Cryptocurrency becomes a valuable investment

Cryptocurrency isn’t popular enough to replace traditional currency, but that isn’t stopping its popularity.

By Shianna Gibbons

Bitcoin took the world by storm in 2009 and cryptocurrency’s popularity is increasing as its potential solidifies. With the increasing value and popularity, it is important to understand exactly what cryptocurrency is.

Albert Sumell, Youngstown State University economics professor, said there are two unique attributes that separate cryptocurrency from traditional currencies. 

“It is digital. There is no physical or tangible version of the currency,” Sumell said. “A second attribute is that it’s decentralized. There is no central authority that can manipulate or determine the value of that currency.”

Cryptocurrency is a general term for all purely digital and decentralized currency. The most well-known cryptocurrency is bitcoin. According to its website, bitcoin is defined as cash for the internet.

Sumell said cryptocurrency’s digital presence differs from traditional online banking.

“[Online banking] could be digital transactions, but there is always a dollar or coin equivalent,” Sumell said. “There is the potential for cryptocurrencies to have direct peer-to-peer transactions that do not involve an intermediary that would take some percentage.”

Feng “George” Yu, YSU associate professor in computer science and information systems, said due to cryptocurrency’s digital nature, it is very easy for anyone who has access to the internet to get involved with cryptocurrency.

“Almost everyone can participate in cryptocurrency in two ways. You can do crypto mining, and there are a lot of tutorials online and available. The tools for cryptocurrency are well developed and widely available,” Yu said. “If you want to trade, there are many trading platforms available — you just have to create an account and link your bank account.” 

The second attribute of cryptocurrency is that there is no governing body or country that can influence the value of cryptocurrency.

Bitcoin and other cryptocurrencies’ value depends on the supply and demand of that particular cryptocurrency, Sumell said, and the same is true with traditional currency and other goods or services.

“[Cryptocurrency] is based on a market value,” Sumell said. “With the most well-known, bitcoin, there is a fixed supply, and what determines the overall price is whatever people are willing to buy and sell that particular cryptocurrency for.”

However, without the centralization of cryptocurrency, the value becomes subject to more instability. Sumell said the price of bitcoin is constantly changing.

“[Cryptocurrency] is less stable and more volatile than a traditional currency,” Sumell said. “With bitcoin, in a year it went from $6,000 to $60,000, then down to $42,000. Large fluctuations in a short amount of time.”

Sumell said that as an investment this can be a good thing, but its usage as a currency warrants concern.
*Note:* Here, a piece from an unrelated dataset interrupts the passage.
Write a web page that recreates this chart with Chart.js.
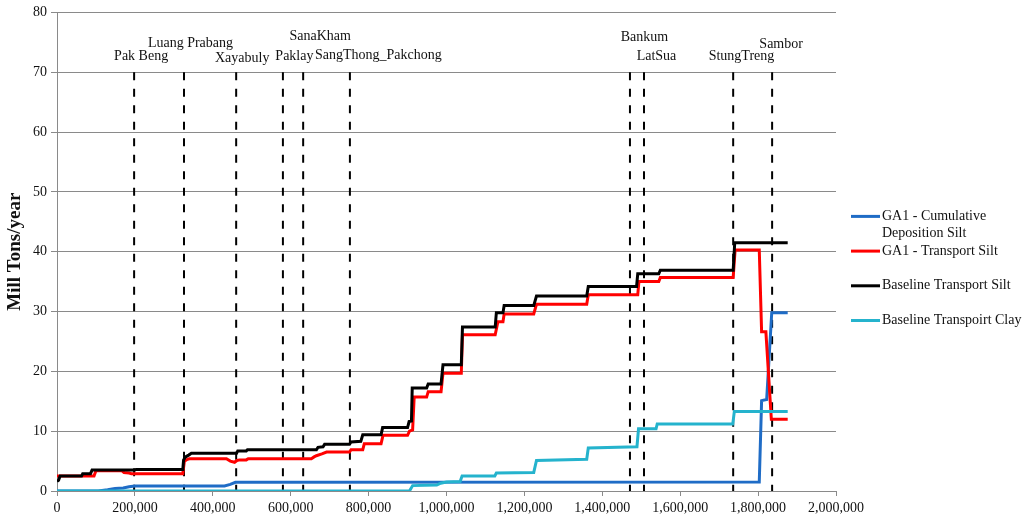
<!DOCTYPE html>
<html>
<head>
<meta charset="utf-8">
<title>Silt and clay transport along the river</title>
<script src="https://cdn.jsdelivr.net/npm/chart.js@4.4.1/dist/chart.umd.min.js"></script>
<style>
  html, body { margin: 0; padding: 0; background: #fff; }
  #wrap { width: 1026px; height: 520px; position: relative; }
</style>
</head>
<body>
<div id="wrap"><canvas id="transportChart"></canvas></div>
<script>
// distances are stored in thousands of axis units
const depositionDist = [0, 106, 130, 149, 170, 185, 200, 430, 445, 458, 1803, 1809, 1822, 1835, 1876];
const depositionVals = [0, 0, 0.2, 0.4, 0.5, 0.7, 0.85, 0.85, 1.1, 1.45, 1.5, 15.1, 15.3, 29.8, 29.8];

const ga1SiltDist = [0, 95, 100, 166, 172, 185, 191, 323, 327, 335, 340, 435, 445, 456, 462, 469, 486, 491, 653, 660,
    666, 680, 692, 751, 755, 785, 789, 832, 837, 900, 905, 913, 917, 949, 953, 986, 991, 1038, 1041, 1125,
    1132, 1145, 1148, 1224, 1231, 1360, 1364, 1491, 1494, 1545, 1549, 1736, 1741, 1803, 1809, 1820, 1834, 1876];
const ga1SiltVals = [2.5, 2.5, 3.4, 3.4, 3.1, 3.0, 2.9, 2.9, 5.0, 5.3, 5.4, 5.4, 5.0, 4.8, 5.1, 5.2, 5.2, 5.4, 5.4, 5.7,
    5.9, 6.2, 6.5, 6.5, 6.9, 6.9, 7.9, 7.9, 9.3, 9.3, 10.0, 10.2, 15.7, 15.7, 16.6, 16.6, 19.7, 19.7, 26.1, 26.1,
    28.3, 28.3, 29.6, 29.6, 31.2, 31.2, 32.8, 32.8, 35.0, 35.0, 35.7, 35.7, 40.3, 40.3, 26.6, 26.6, 12.0, 12.0];

const baseSiltDist = [0, 4, 8, 63, 66, 86, 90, 200, 203, 323, 325, 330, 338, 345, 461, 464, 486, 489, 666, 670,
    683, 687, 751, 755, 780, 785, 832, 836, 900, 904, 910, 912, 949, 953, 986, 991, 1038, 1041, 1125, 1128,
    1145, 1148, 1224, 1231, 1360, 1364, 1488, 1491, 1545, 1549, 1736, 1740, 1876];
const baseSiltVals = [1.6, 1.8, 2.5, 2.5, 2.9, 2.9, 3.5, 3.5, 3.6, 3.6, 5.2, 5.7, 6.0, 6.3, 6.3, 6.7, 6.7, 6.9, 6.9, 7.3,
    7.4, 7.8, 7.8, 8.2, 8.3, 9.4, 9.4, 10.6, 10.6, 11.6, 11.7, 17.2, 17.2, 17.9, 17.9, 21.1, 21.1, 27.4, 27.4, 29.8,
    29.8, 31.0, 31.0, 32.6, 32.6, 34.2, 34.2, 36.3, 36.3, 36.9, 36.9, 41.5, 41.5];

const baseClayDist = [0, 905, 913, 975, 985, 1000, 1035, 1040, 1124, 1128, 1224, 1231, 1360, 1364, 1489, 1493, 1538, 1541, 1735, 1739, 1876];
const baseClayVals = [0, 0, 0.9, 1.0, 1.3, 1.5, 1.6, 2.5, 2.5, 3.0, 3.1, 5.1, 5.3, 7.2, 7.4, 10.4, 10.4, 11.2, 11.2, 13.3, 13.3];

const damNames = ['Pak Beng', 'Luang Prabang', 'Xayabuly', 'Paklay', 'SanaKham', 'SangThong_Pakchong',
    'Bankum', 'LatSua', 'StungTreng', 'Sambor'];
const damDist = [198, 326, 460, 580, 632, 752, 1471, 1507, 1736, 1836];
const damTop = 70;

const xTicks = [0, 200000, 400000, 600000, 800000, 1000000, 1200000, 1400000, 1600000, 1800000, 2000000];

// label placement relative to the top of each dam line, in pixels
const damLabelOffsets = [[7, -16], [6.5, -29], [6, -14], [11.5, -16], [17, -36], [28.5, -16.5],
    [14.5, -35], [12.5, -16], [8.3, -15.5], [9, -28]];

const serif = '"Liberation Serif", "Times New Roman", serif';

function toPoints(dist, vals) {
    return dist.map((d, i) => ({ x: d * 1000, y: vals[i] }));
}

function damPoints() {
    const pts = [];
    damDist.forEach(d => {
        pts.push({ x: d * 1000, y: damTop }, { x: d * 1000, y: 0 }, { x: d * 1000, y: null });
    });
    return pts;
}

const damLabels = {
    id: 'damLabels',
    afterDatasetsDraw(chart) {
        const { ctx, scales: { x, y } } = chart;
        ctx.save();
        ctx.font = '14px ' + serif;
        ctx.textAlign = 'center';
        ctx.textBaseline = 'middle';
        ctx.fillStyle = '#111';
        damNames.forEach((name, i) => {
            const [dx, dy] = damLabelOffsets[i];
            ctx.fillText(name, x.getPixelForValue(damDist[i] * 1000) + dx, y.getPixelForValue(damTop) + dy);
        });
        ctx.restore();
    }
};

// legend on the right, the first entry wraps over two lines
const sideLegend = {
    id: 'sideLegend',
    afterDraw(chart) {
        const { ctx, chartArea } = chart;
        const x0 = chartArea.right + 15;
        let y = chartArea.top + 204;
        ctx.save();
        ctx.font = '14px ' + serif;
        ctx.textBaseline = 'middle';
        ctx.textAlign = 'left';
        chart.data.datasets.forEach(ds => {
            if (!ds.legendText) return;
            ctx.strokeStyle = ds.borderColor;
            ctx.lineWidth = 3;
            ctx.beginPath();
            ctx.moveTo(x0, y);
            ctx.lineTo(x0 + 29, y);
            ctx.stroke();
            ctx.fillStyle = '#111';
            ds.legendText.forEach((line, i) => ctx.fillText(line, x0 + 31, y + i * 17));
            y += 34.7;
        });
        ctx.restore();
    }
};

new Chart(document.getElementById('transportChart'), {
    type: 'line',
    data: {
        datasets: [
            {
                label: 'GA1 - Cumulative Deposition Silt',
                legendText: ['GA1 - Cumulative', 'Deposition Silt'],
                data: toPoints(depositionDist, depositionVals),
                borderColor: '#1f6cc6',
                order: 4
            },
            {
                label: 'GA1 - Transport Silt',
                legendText: ['GA1 - Transport Silt'],
                data: toPoints(ga1SiltDist, ga1SiltVals),
                borderColor: '#ff0000',
                order: 3
            },
            {
                label: 'Baseline Transport Silt',
                legendText: ['Baseline Transport Silt'],
                data: toPoints(baseSiltDist, baseSiltVals),
                borderColor: '#000000',
                order: 2
            },
            {
                label: 'Baseline Transpoirt Clay',
                legendText: ['Baseline Transpoirt Clay'],
                data: toPoints(baseClayDist, baseClayVals),
                borderColor: '#25b3cd',
                order: 1
            },
            {
                label: 'Dams',
                data: damPoints(),
                borderColor: '#000000',
                borderWidth: 2,
                borderDash: [8, 8.5],
                spanGaps: false,
                order: 10
            }
        ]
    },
    options: {
        responsive: true,
        maintainAspectRatio: false,
        animation: false,
        layout: { padding: { left: 0, right: 190, top: 10, bottom: 0 } },
        elements: {
            line: { borderWidth: 3, tension: 0, fill: false },
            point: { radius: 0, hoverRadius: 0 }
        },
        plugins: {
            legend: { display: false },
            tooltip: { enabled: false }
        },
        scales: {
            x: {
                type: 'linear',
                min: 0,
                max: 2000000,
                afterBuildTicks: scale => { scale.ticks = xTicks.map(v => ({ value: v })); },
                afterFit: scale => { scale.height = 29; },
                grid: { drawOnChartArea: false, drawTicks: true, tickLength: 5, color: '#8a8a8a' },
                border: { color: '#8a8a8a' },
                ticks: {
                    padding: 4,
                    maxRotation: 0,
                    color: '#111',
                    font: { family: serif, size: 14 },
                    callback: v => v.toLocaleString('en-US')
                }
            },
            y: {
                min: 0,
                max: 80,
                afterFit: scale => { scale.width = 57; },
                grid: { color: '#8a8a8a', tickLength: 6 },
                border: { color: '#8a8a8a' },
                ticks: {
                    stepSize: 10,
                    padding: 4,
                    color: '#111',
                    font: { family: serif, size: 14 }
                },
                title: {
                    display: true,
                    text: 'Mill Tons/year',
                    color: '#111',
                    padding: { top: 4, bottom: 4 },
                    font: { family: serif, size: 19, weight: 'bold' }
                }
            }
        }
    },
    plugins: [damLabels, sideLegend]
});
</script>
</body>
</html>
“If you buy at a low price and then sell at a high price [it is good], but it presents a great risk. You do not know [whether] the price is going to go up or down,” Sumell said. “But as a currency, that is generally not good — that is not something people look for in a currency.” 

Yu said those wishing to use cryptocurrency should learn about it and the technology surrounding it, and investment should be taken with caution. 

“Since the cryptocurrency market is volatile and still developing, I also recommend to be cautious and keep learning if one wants to trade or invest in this market,” Yu said.

While some find the lack of a governing body a positive attribute of cryptocurrency, others say that, and the pseudonymity users have on the trading platforms, are pitfalls. 

According to the U.S. Department of the Treasury, cryptocurrency has been associated with scams, heists, trafficking and other illegal activities. However, pseudonymity and the lack of a central authority to oversee transactions make it difficult to stop illicit transactions.

Alan Tomhave, YSU philosophy professor and chair of humanities and social sciences, said a regulatory body and accountability would mitigate harms associated with cryptocurrency.

“The people who are in control and make sure that the cryptocurrency is working properly have an obligation to keep an eye on who is using it,” Tomhave said. “Otherwise, you are creating a tool that can be used to engage in moral wrong or the conditions that allow for this to occur.”

Tomhave said decentralization has historically been used for good, which makes it a difficult line to draw when weighing the harms and benefits of cryptocurrency.

“We have seen cryptocurrency used to send money to Ukraine to pay for humanitarian aid, equipment or to help fight the Russian army. This is a good cause,” Tomhave said.

The Biden administration recently started discussing potential ideas to regulate cryptocurrency to mitigate harms and expand the benefits.

Yu said the blockchain that cryptocurrency uses can protect users from fraud. The blockchain is a distributed database to keep a record of the different transactions between different parties. 

“Consensus is that when A transfers money to B, the A has to broadcast the message to everyone in the blockchain, and those involved need to verify this. This will avoid the fraud within the blockchain,” Yu said. 

Sumell said with cryptocurrency’s growing popularity and the constant advancement of technology, cryptocurrency is not going away anytime soon.

“Cryptocurrencies will be around for the long-term because of the potential advantages associated with them and how well known they are now,” Sumell said.